Rothbard asks: How would such a body enforce its jurisdiction and decisions?  He points to successes of the Bertrand Russell War Crimes Tribunal in arousing European sentiment against the Vietnam War and other similar private efforts.

The last report in this edition regards the city of San Francisco and a new law that prohibits sitting on the sidewalk.  Rothbard’s complaint sounds almost quaint given how far and how quickly the totalitarian American state has grown:

…we must note one more step on the road to a totalitarian America.

Conclusion

Murray, one can only wonder what you have been writing regarding this totalitarian America since September 11, 2001.

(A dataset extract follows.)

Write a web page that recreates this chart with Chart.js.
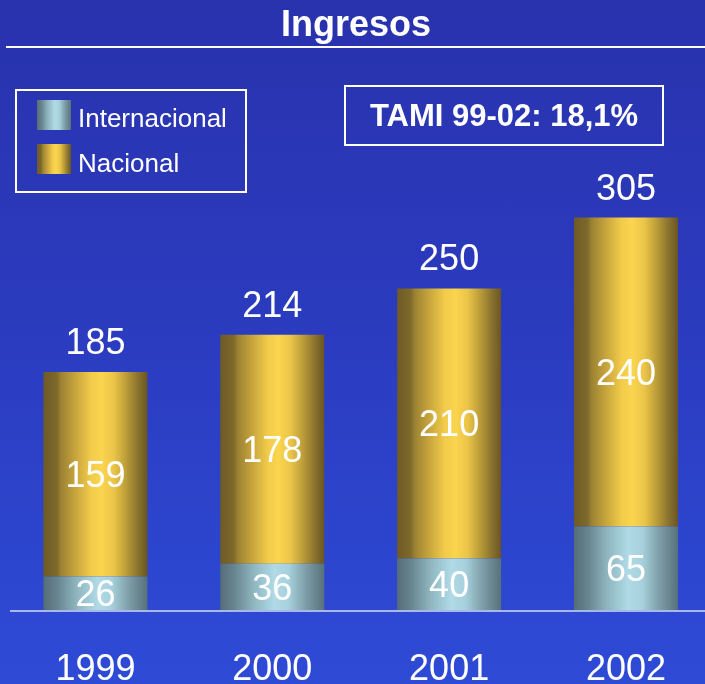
<!DOCTYPE html>
<html>
<head>
<meta charset="utf-8">
<script src="https://cdn.jsdelivr.net/npm/chart.js@4/dist/chart.umd.min.js"></script>
<style>
  html, body { margin: 0; padding: 0; width: 705px; height: 684px; overflow: hidden; }
  body {
    position: relative;
    background: linear-gradient(to bottom, #2932ad 0%, #2b3cc0 50%, #2e4bd6 100%);
    font-family: "Liberation Sans", Arial, sans-serif;
    color: #fff;
  }
  #chart { position: absolute; left: 0; top: 0; }
  .box { position: absolute; border: 2px solid #fff; box-sizing: border-box; }
  .swatch { position: absolute; width: 34px; height: 30px; }
  .legText { position: absolute; font-size: 26px; line-height: 30px; white-space: nowrap; }
  #tami { position: absolute; left: 344px; width: 320px; top: 98px; text-align: center;
          font-weight: bold; font-size: 31px; line-height: 36px; white-space: nowrap; }
</style>
</head>
<body>
<canvas id="chart" width="715" height="684"></canvas>
<div class="box" style="left:15px;top:89px;width:232px;height:104px"></div>
<div id="legend"></div>
<div class="box" style="left:344px;top:85px;width:320px;height:61px"></div>
<div id="tami"></div>
<script>
const years = ['1999', '2000', '2001', '2002'];
const internacional = [26, 36, 40, 65];
const nacional = [159, 178, 210, 240];
const totals = [185, 214, 250, 305];
const seriesNames = ['Internacional', 'Nacional'];
const chartTitle = 'Ingresos';
const tamiText = 'TAMI 99-02: 18,1%';

// horizontal "cylinder" shading for each series
const blueStops = [[0, '#566d77'], [0.14, '#688690'], [0.32, '#8fb6c0'], [0.52, '#afdae6'],
  [0.66, '#a6d0dc'], [0.82, '#7e9ea8'], [1, '#58717b']];
const goldStops = [[0, '#6e5a24'], [0.13, '#7e6a2c'], [0.17, '#9c8232'], [0.32, '#cba83e'],
  [0.46, '#f2cc4a'], [0.56, '#fbd54e'], [0.68, '#eac448'], [0.8, '#b99b38'], [0.9, '#8e7630'], [1, '#6a5522']];

const FONT = '"Liberation Sans", Arial, sans-serif';
const BAR_PCT = 0.588;

function cssGradient(stops) {
  return 'linear-gradient(to right, ' + stops.map(s => s[1] + ' ' + (s[0] * 100) + '%').join(', ') + ')';
}

function barGradient(stops, fallback) {
  return function (ctx) {
    const chart = ctx.chart;
    if (!chart.chartArea || !chart.scales.x) return fallback;
    const xs = chart.scales.x;
    const cx = xs.getPixelForValue(ctx.dataIndex);
    const w = xs.width / years.length * BAR_PCT;
    const g = chart.ctx.createLinearGradient(cx - w / 2, 0, cx + w / 2, 0);
    stops.forEach(s => g.addColorStop(s[0], s[1]));
    return g;
  };
}

const labelPlugin = {
  id: 'labels',
  beforeDatasetsDraw(chart) {
    const c = chart.ctx;
    c.save();
    c.fillStyle = '#fff';
    c.fillRect(6, 46, 705, 2);
    c.font = 'bold 36px ' + FONT;
    c.textAlign = 'center';
    c.textBaseline = 'alphabetic';
    c.fillText(chartTitle, 356, 36);
    c.restore();
  },
  afterDatasetsDraw(chart) {
    const c = chart.ctx;
    c.save();
    c.fillStyle = '#aab6ee';
    c.fillRect(10, chart.chartArea.bottom, 705, 2);
    c.fillStyle = '#fff';
    c.font = '36px ' + FONT;
    c.textAlign = 'center';
    c.textBaseline = 'alphabetic';
    chart.data.datasets.forEach((ds, di) => {
      chart.getDatasetMeta(di).data.forEach((el, i) => {
        const mid = (el.y + el.base) / 2;
        c.fillText(String(ds.data[i]), el.x, mid + 13);
      });
    });
    const top = chart.getDatasetMeta(1).data;
    top.forEach((el, i) => {
      c.fillText(String(totals[i]), el.x, el.y - 18);
    });
    const xs = chart.scales.x;
    years.forEach((y, i) => {
      c.fillText(y, xs.getPixelForValue(i), 680);
    });
    c.restore();
  }
};

const chart = new Chart(document.getElementById('chart'), {
  type: 'bar',
  data: {
    labels: years,
    datasets: [
      { label: seriesNames[0], data: internacional, backgroundColor: barGradient(blueStops, '#8fb6c0') },
      { label: seriesNames[1], data: nacional, backgroundColor: barGradient(goldStops, '#d9b640') }
    ]
  },
  options: {
    responsive: false,
    animation: false,
    events: [],
    layout: { padding: { left: 7, right: 0.6, top: 95.4, bottom: 74 } },
    datasets: { bar: { barPercentage: BAR_PCT, categoryPercentage: 1, borderWidth: 0 } },
    scales: {
      x: { display: false, stacked: true },
      y: { display: false, stacked: true, min: 0, max: 400 }
    },
    plugins: { legend: { display: false }, title: { display: false }, tooltip: { enabled: false } }
  },
  plugins: [labelPlugin]
});

// html legend built from the datasets
const legend = document.getElementById('legend');
const swatchStops = [blueStops, goldStops];
chart.data.datasets.forEach((ds, i) => {
  const sw = document.createElement('div');
  sw.className = 'swatch';
  sw.style.left = '37px';
  sw.style.top = (100 + i * 44) + 'px';
  sw.style.background = cssGradient(swatchStops[i]);
  legend.appendChild(sw);
  const t = document.createElement('div');
  t.className = 'legText';
  t.style.left = '78px';
  t.style.top = (103 + i * 45) + 'px';
  t.textContent = ds.label;
  legend.appendChild(t);
});
document.getElementById('tami').textContent = tamiText;
</script>
</body>
</html>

Monday, September 25, 2017

War is a Racket



The subject is North Korea.  An interesting conversation at the John Batchelor Show: Gordon Chang, in discussing a piece he wrote at the Daily Beast regarding North Korea and the seeming inevitability of war; I paraphrase the concluding remarks:

Thaddaeus McCotter: let me be sure I understand you: there are means at our disposal to pressure communist China to stop their client state from developing nuclear weapons and generally being a rogue state, but there seems to be a lack of political will [within the US] to do that so instead they are willing to risk American soldiers’ lives to stop him?

I will interject – the number of “American soldiers’ lives” at risk will be a rounding error in this one.  More numerous will be the lives of millions, if not tens of millions of Koreans, potentially Japanese, and depending on how far things go, all of us.

Gordon Chang: that is 100% accurate description of my feelings right now.  The threshold for war is lower than the threshold for taking effective non-kinetic actions in stopping North Korea.

He speaks of taking on the Bank of China, etc.  But American business interests are not supportive of such steps.

McCotter sums it up: from the Leninist / communist China point of view, they believe that greedy capitalists care more about money than the lives of their soldiers, and “God forbid we prove them right!”

The last part, a direct quote, with disdain in his voice.

But he is right. It has always been true. Ask General Smedley Butler.